On a pleasant additional note, another batch of episodes have popped up on my DVR, which means this series is going to go on for a while longer, probably into 2019. This is putting off my viewing of the next Oz series I have lined up, but I'm still enjoying Dorothy and the Wizard of Oz so much that I don't really mind.
Another quickie today: I want to present to you one of my all-time favorite Halloween decorations, a set of ornaments of some of the Looney Tunes characters dressed up as characters from The Wizard of Oz for Halloween! They're not very big, so if you bought these you'd best put them on a table or high shelf (maybe you can build a scene around them with other characters), or hang them from a Halloween tree if you are so inclined.
Sunday, October 07, 2018
I'll make today's post short and sweet: How would you like to go trick or treating with a Wizard of Oz-themed treat pail? And the nice thing is, it can also be used as a sand pail at the beach or the park, so it's versatile.

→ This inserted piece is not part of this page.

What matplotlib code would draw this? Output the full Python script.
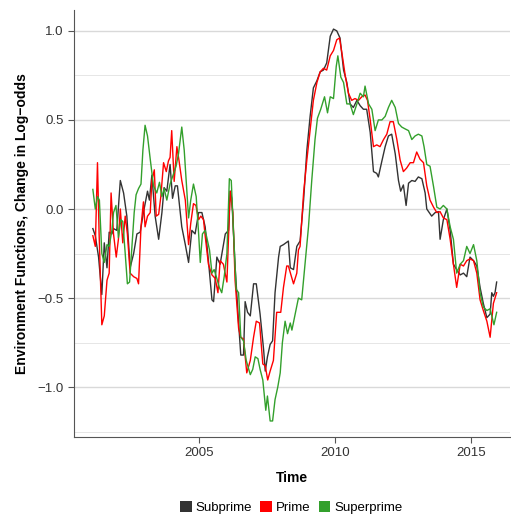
import numpy as np
import matplotlib.pyplot as plt
from matplotlib.patches import Patch

plt.rcParams['font.family'] = ['Liberation Sans', 'DejaVu Sans']

# Subprime
sub_t = [2001.09, 2001.18, 2001.30, 2001.42, 2001.51, 2001.61, 2001.69, 2001.79, 2001.85, 2001.97,
         2002.10, 2002.22, 2002.34, 2002.46, 2002.59, 2002.71, 2002.83, 2002.95, 2003.10, 2003.17,
         2003.26, 2003.38, 2003.51, 2003.63, 2003.71, 2003.81, 2003.93, 2004.02, 2004.12, 2004.20,
         2004.36, 2004.49, 2004.61, 2004.73, 2004.85, 2004.98, 2005.10, 2005.22, 2005.34, 2005.47,
         2005.53, 2005.65, 2005.77, 2005.96, 2006.08, 2006.14, 2006.20, 2006.32, 2006.45, 2006.53,
         2006.63, 2006.69, 2006.78, 2006.88, 2007.00, 2007.10, 2007.24, 2007.37, 2007.43, 2007.51,
         2007.61, 2007.70, 2007.79, 2007.92, 2007.98, 2008.10, 2008.28,
         2008.35, 2008.47, 2008.59, 2008.71, 2008.84, 2008.96, 2009.08, 2009.20, 2009.33, 2009.45,
         2009.57, 2009.69, 2009.82, 2009.94, 2010.06, 2010.18, 2010.31, 2010.43, 2010.55, 2010.67,
         2010.80, 2010.92, 2011.04, 2011.16, 2011.29, 2011.41, 2011.53, 2011.59, 2011.72, 2011.84,
         2011.96, 2012.08, 2012.21, 2012.33, 2012.41, 2012.51, 2012.61, 2012.70, 2012.82, 2012.94,
         2013.06, 2013.19, 2013.31, 2013.37, 2013.55, 2013.68, 2013.80, 2013.86, 2013.98, 2014.11,
         2014.23, 2014.35, 2014.47, 2014.60, 2014.72, 2014.84, 2014.96, 2015.09, 2015.21, 2015.33,
         2015.45, 2015.58, 2015.70, 2015.76, 2015.82, 2015.88, 2015.94]
sub_v = [-0.11, -0.15, -0.27, -0.48, -0.19, -0.33, -0.13, -0.14, -0.11, -0.12,
         0.16, 0.09, -0.04, -0.33, -0.25, -0.14, -0.13, -0.02, 0.10, 0.05,
         0.19, -0.04, -0.17, -0.02, 0.12, 0.10, 0.25, 0.06, 0.13, 0.13,
         -0.10, -0.20, -0.30, -0.12, -0.14, -0.02, -0.02, -0.10, -0.29, -0.51,
         -0.52, -0.27, -0.31, -0.14, -0.12, 0.10, 0.06, -0.32, -0.64, -0.82,
         -0.82, -0.52, -0.58, -0.60, -0.42, -0.42, -0.59, -0.79, -0.91, -0.83,
         -0.76, -0.74, -0.47, -0.27, -0.21, -0.20, -0.18,
         -0.33, -0.34, -0.21, -0.18, 0.05, 0.33, 0.52, 0.68, 0.72, 0.77,
         0.78, 0.82, 0.97, 1.01, 1.00, 0.96, 0.78, 0.71, 0.59, 0.57,
         0.61, 0.58, 0.56, 0.56, 0.43, 0.21, 0.20, 0.18, 0.27, 0.35,
         0.41, 0.42, 0.31, 0.16, 0.10, 0.135, 0.02, 0.145, 0.16, 0.155,
         0.18, 0.17, 0.09, 0.0, -0.04, -0.02, -0.015, -0.17, -0.06, 0.0,
         -0.12, -0.31, -0.34, -0.37, -0.36, -0.38, -0.27, -0.29, -0.32, -0.44,
         -0.53, -0.61, -0.59, -0.47, -0.49, -0.47, -0.41]

# Prime
pri_t = [2001.09, 2001.18, 2001.26, 2001.32, 2001.42, 2001.51, 2001.61, 2001.69, 2001.76, 2001.85,
         2001.95, 2002.03, 2002.10, 2002.19, 2002.28, 2002.36, 2002.46, 2002.59, 2002.71, 2002.77,
         2002.86, 2002.95, 2003.01, 2003.10, 2003.20, 2003.26, 2003.35, 2003.42, 2003.51, 2003.59,
         2003.69, 2003.79, 2003.87, 2003.93, 2003.99, 2004.08, 2004.18, 2004.26, 2004.36, 2004.49,
         2004.61, 2004.69, 2004.79, 2004.88, 2004.98, 2005.06, 2005.16, 2005.22, 2005.34, 2005.47,
         2005.59, 2005.69, 2005.77, 2005.89, 2006.02, 2006.14, 2006.24, 2006.32, 2006.45, 2006.53,
         2006.63, 2006.75, 2006.88, 2007.00, 2007.10, 2007.22, 2007.34, 2007.43, 2007.52, 2007.61,
         2007.73, 2007.85, 2008.00, 2008.10, 2008.22,
         2008.28, 2008.47, 2008.59, 2008.65, 2008.71, 2008.84, 2008.96, 2009.08, 2009.20, 2009.33,
         2009.45, 2009.57, 2009.69, 2009.82, 2009.94, 2010.06, 2010.16, 2010.25, 2010.37, 2010.49,
         2010.61, 2010.73, 2010.86, 2010.98, 2011.10, 2011.19, 2011.29, 2011.41, 2011.53, 2011.65,
         2011.78, 2011.90, 2012.02, 2012.14, 2012.27, 2012.39, 2012.51, 2012.63, 2012.76, 2012.88,
         2013.00, 2013.12, 2013.25, 2013.37, 2013.49, 2013.62, 2013.74, 2013.86, 2013.98, 2014.11,
         2014.23, 2014.35, 2014.47, 2014.60, 2014.72, 2014.84, 2014.96, 2015.09, 2015.21, 2015.33,
         2015.45, 2015.58, 2015.70, 2015.82, 2015.94]
pri_v = [-0.15, -0.21, 0.26, -0.14, -0.65, -0.60, -0.40, -0.36, 0.09, -0.14,
         -0.27, -0.17, 0.0, -0.19, -0.04, -0.14, -0.36, -0.38, -0.39, -0.42,
         -0.10, 0.04, -0.10, -0.04, -0.02, 0.16, 0.22, -0.04, -0.03, 0.07,
         0.26, 0.21, 0.27, 0.29, 0.44, 0.155, 0.35, 0.27, 0.16, 0.05,
         -0.20, -0.08, 0.03, 0.02, -0.06, -0.04, -0.06, -0.15, -0.31, -0.37,
         -0.39, -0.47, -0.29, -0.31, -0.41, 0.10, -0.02, -0.40, -0.67, -0.72,
         -0.73, -0.92, -0.85, -0.72, -0.63, -0.64, -0.87, -0.88, -0.96, -0.91,
         -0.85, -0.58, -0.58, -0.44, -0.32,
         -0.32, -0.42, -0.36, -0.23, -0.21, 0.09, 0.275, 0.44, 0.61, 0.71,
         0.77, 0.79, 0.78, 0.86, 0.89, 0.95, 0.96, 0.875, 0.75, 0.65,
         0.61, 0.62, 0.61, 0.63, 0.64, 0.61, 0.50, 0.35, 0.36, 0.35,
         0.39, 0.42, 0.49, 0.49, 0.39, 0.275, 0.21, 0.23, 0.26, 0.26,
         0.32, 0.28, 0.26, 0.13, 0.05, 0.01, -0.02, -0.015, -0.05, -0.06,
         -0.17, -0.31, -0.44, -0.31, -0.32, -0.29, -0.28, -0.29, -0.36, -0.51,
         -0.57, -0.63, -0.72, -0.53, -0.47]

# Superprime
sup_t = [2001.09, 2001.18, 2001.26, 2001.33, 2001.42, 2001.51, 2001.61, 2001.69, 2001.79, 2001.85,
         2001.94, 2002.03, 2002.12, 2002.19, 2002.28, 2002.36, 2002.44, 2002.52, 2002.61, 2002.68,
         2002.77, 2002.86, 2002.93, 2003.01, 2003.10, 2003.20, 2003.32, 2003.44, 2003.54, 2003.63,
         2003.71, 2003.81, 2003.93, 2004.06, 2004.15, 2004.24, 2004.36, 2004.45, 2004.55, 2004.61,
         2004.69, 2004.79, 2004.89, 2004.98, 2005.04, 2005.12, 2005.22, 2005.28, 2005.38, 2005.47,
         2005.55, 2005.65, 2005.74, 2005.83, 2005.92, 2006.02, 2006.11, 2006.18, 2006.26, 2006.36,
         2006.45, 2006.53, 2006.63, 2006.73, 2006.88, 2006.97, 2007.06, 2007.16, 2007.24, 2007.34,
         2007.45, 2007.51, 2007.61, 2007.70, 2007.79, 2007.89, 2007.98, 2008.06, 2008.16, 2008.25,
         2008.35, 2008.41, 2008.53, 2008.65, 2008.77, 2008.90, 2009.02, 2009.14, 2009.26, 2009.35,
         2009.47, 2009.61, 2009.72, 2009.82, 2009.94, 2010.04, 2010.10, 2010.21, 2010.31, 2010.43,
         2010.55, 2010.67, 2010.80, 2010.92, 2011.04, 2011.10, 2011.23, 2011.35, 2011.47, 2011.59,
         2011.72, 2011.84, 2011.96, 2012.08, 2012.21, 2012.33, 2012.45, 2012.57, 2012.70, 2012.82,
         2012.94, 2013.06, 2013.19, 2013.27, 2013.37, 2013.49, 2013.62, 2013.74, 2013.86, 2013.98,
         2014.11, 2014.23, 2014.35, 2014.47, 2014.60, 2014.72, 2014.84, 2014.96, 2015.09, 2015.21,
         2015.33, 2015.45, 2015.58, 2015.70, 2015.84, 2015.94]
sup_v = [0.11, 0.0, 0.07, 0.05, -0.25, -0.30, -0.20, -0.21, -0.12, -0.02,
         0.02, -0.16, -0.06, -0.07, -0.25, -0.42, -0.41, -0.23, -0.02, 0.08,
         0.115, 0.14, 0.33, 0.47, 0.41, 0.28, 0.13, 0.09, 0.15, 0.07,
         0.115, 0.05, 0.14, 0.20, 0.24, 0.31, 0.46, 0.33, 0.09, -0.05,
         0.05, 0.14, 0.07, -0.14, -0.30, -0.14, -0.12, -0.16, -0.23, -0.36,
         -0.34, -0.39, -0.44, -0.47, -0.38, -0.25, 0.17, 0.16, -0.12, -0.45,
         -0.47, -0.72, -0.74, -0.85, -0.93, -0.90, -0.83, -0.84, -0.90, -0.96,
         -1.13, -1.05, -1.19, -1.19, -1.07, -1.00, -0.92, -0.75, -0.63, -0.70,
         -0.64, -0.68, -0.59, -0.50, -0.51, -0.30, -0.10, 0.16, 0.39, 0.51,
         0.56, 0.63, 0.54, 0.63, 0.62, 0.80, 0.86, 0.74, 0.71, 0.59,
         0.59, 0.53, 0.59, 0.65, 0.63, 0.69, 0.59, 0.56, 0.44, 0.50,
         0.50, 0.52, 0.57, 0.61, 0.57, 0.48, 0.46, 0.45, 0.44, 0.39,
         0.41, 0.42, 0.41, 0.35, 0.25, 0.24, 0.125, 0.01, 0.0, 0.02,
         0.0, -0.10, -0.17, -0.36, -0.31, -0.29, -0.21, -0.25, -0.20, -0.29,
         -0.47, -0.55, -0.57, -0.56, -0.65, -0.58]

series = [("Subprime", sub_t, sub_v, "#333333"),
          ("Prime", pri_t, pri_v, "#ff0000"),
          ("Superprime", sup_t, sup_v, "#33a02c")]

fig = plt.figure(figsize=(5.11, 5.19), dpi=100)
ax = fig.add_axes([0.145, 0.158, 0.853, 0.823])

for name, t, v, c in series:
    ax.plot(t, v, color=c, linewidth=1.0)

ax.set_xlim(2000.40, 2016.43)
ax.set_ylim(-1.28, 1.118)
ax.set_yticks([-1.0, -0.5, 0.0, 0.5, 1.0])
ax.set_yticklabels(["\u22121.0", "\u22120.5", "0.0", "0.5", "1.0"])
ax.set_xticks([2005, 2010, 2015])
ax.set_yticks([-1.25, -0.75, -0.25, 0.25, 0.75], minor=True)
ax.grid(axis="y", which="major", color="#d9d9d9", linewidth=1.0)
ax.grid(axis="y", which="minor", color="#e6e6e6", linewidth=0.7)
ax.set_axisbelow(True)
for s in ["top", "right"]:
    ax.spines[s].set_visible(False)
for s in ["left", "bottom"]:
    ax.spines[s].set_color("#555555")
ax.tick_params(axis="both", which="major", colors="#555555", labelcolor="#333333",
               labelsize=9.5, length=4)
ax.tick_params(axis="y", which="minor", length=0)
ax.set_xlabel("Time", fontsize=10, fontweight="bold", labelpad=8)
ax.set_ylabel("Environment Functions, Change in Log\u2212odds", fontsize=10,
              fontweight="bold", labelpad=6)

handles = [Patch(facecolor=c, label=n) for n, _, _, c in series]
fig.legend(handles=handles, loc="center", bbox_to_anchor=(0.57, 0.022), ncol=3,
           frameon=False, fontsize=9.5, handlelength=0.9, handleheight=0.9,
           handletextpad=0.3, columnspacing=0.6)

fig.savefig("out.png", dpi=100)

Saturday, October 06, 2018
The second part of The Other Searches for the Lost Princess by Nathan DeHoff, the first of two novellas in The Lost Tales of Oz, is "The Enchanted Pigs of Oz", and it takes place in the Gillikin Country with the Shaggy Man, his brother Daniel, Jack Pumpkinhead, and Tik-Tok. Through the course of their search for Ozma, the party finds its way to Mombi's abandaned and overgrown house, and speculate as to what could have happened to all of her livestock. Eventually, they start running across her old pigs and, thanks to the magic-infused scraps Mombi fed to them, they've all become enchanted in pig-pun ways. Sue, for instance, is a pig pen, and can write with her tail. Roger is a road hog who can tell you where any road he is lying in can go. The search party decides to help their new pig friends find the rest of the enchanted pigs, and go to enlist the aid of the Good Witch of the North (they haven't forgotten about Ozma going missing, and hope to enlist her help for that as well.) The rest of the pigs are, naturally, eventually found, and the one who became a war hog is disenchanted. The pigs move in with the Good Witch of the North, and not long afterwards, the search party discovers that Ozma has been found and they can head home.
This was another fun little romp, and DeHoff really shows off his Ozzy knowledge with all his touches to Oz history and numerous puns. He even throws in the Jamb family who, like their cousin Jellia in the Emerald City, have punning names based on fruit preserves. And all the pigs are engaging personalities who cope with their enchanted afflictions with aplomb.
So far we've covered two books in the official* Oz canon with Halloween-ish elements. But are there any books about Halloween itself? Well of course there are! Masquerade in Oz by Bill Campbell and Irwin Terry is about a Halloween party in the Emerald City where the Oz celebrities dress up like each other! Of course that doesn't make for much of a book, so of course things have to go wrong somehow, and that happens when Scraps accidentally casts a spell that makes everyone think they are the person they are dressed as. Yeah, that doesn't work out very well at all. If you're looking for a good, fun Oz romp that celebrates the holiday, you can get your hands on this book at the link above or right here.
* Well, as official as Oz canon gets, as not everyone can agree as to what that actually means.
Friday, October 05, 2018
So now that we've talked about Jack Pumpkinhead a few times here, does that give you inspiration to carve your own pumpkin? What if you could make your pumpkin look like a movie star? Because there are pumpkin carving patterns out there that you can use to carve an image from The Movie onto your gourd. Go take a look at Wendy's Wizard of Oz site's Halloween page for some inspiration and free patterns, as well as the Pumpkin Wizard (appropriate name!) for some delŭe patterns you can buy.